Cependant il y a des Chrétiens qui, à l’imitation des Juifs, regardent le Thalmud comme une mine abondante, d’où l’on peut tirer des trésors infinis. Ils s’imaginent qu’il n’y a que le travail qui dégoute les hommes de chercher ces trésors, & de s’en enrichir : ils se plaignent (Sixtus Senensis. Galatin. Morin.) amerement du mépris qu’on a pour les rabbins. Ils se tournent de tous les côtés, non-seulement pour les justifier, mais pour faire valoir ce qu’ils ont dit. On admire leurs sentences ; on trouve dans leurs rites mille choses qui ont du rapport avec la religion chrétienne, & qui en développent les mysteres. Il semble que J. C. & ses apôtres n’ayent pu avoir de l’esprit qu’en copiant les Rabbins qui sont venus après eux. Du moins c’est à l’imitation des Juifs que ce divin redempteur a fait un si grand usage du style métaphorique : c’est d’eux aussi qu’il a emprunté les paraboles du Lazare, des vierges folles, & celle des ouvriers envoyés à la vigne, car on les trouve encore aujourd’hui dans le Thalmud.

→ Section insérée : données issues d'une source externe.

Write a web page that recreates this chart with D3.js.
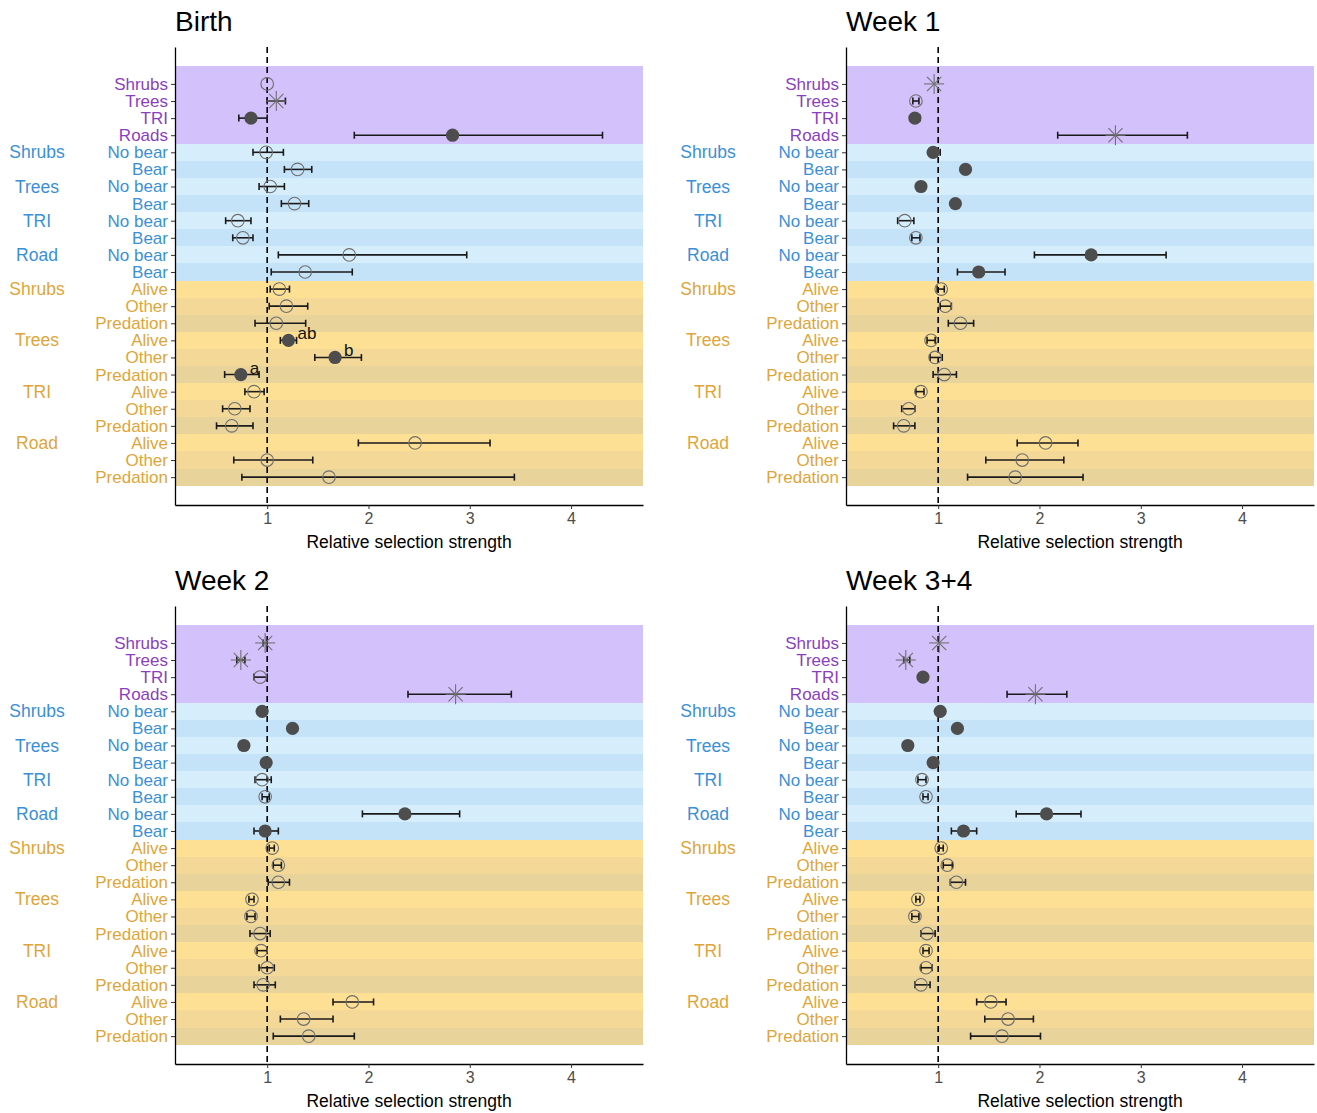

On peut raisonner ainsi par deux motifs différens. L’amour-propre fait souvent parler les docteurs. On aime à se faire valoir par quelqu’endroit ; & lorsqu’on s’est jetté dans une étude, sans peser l’usage qu’on en peut faire, on en releve l’utilité par intérêt ; on estime beaucoup un peu d’or chargé de beaucoup de crasse, parce qu’on a employé beaucoup de tems à le déterrer. On crie à la négligence ; & on accuse de paresse ceux qui ne veulent pas se donner la même peine, & suivre la route qu’on a prise. D’ailleurs on peut s’entêter des livres qu’on lit : combien de gens ont été fous de la théologie scolastique, qui n’apprenoit que des mots barbares, au lieu des vérités solides qu’on doit chercher. On s’imagine que ce qu’on étudie avec tant de travail & de peine, ne peut être mauvais ; ainsi, soit par intérêt ou par préjugé, on loue avec excès ce qui n’est pas fort digne de louange.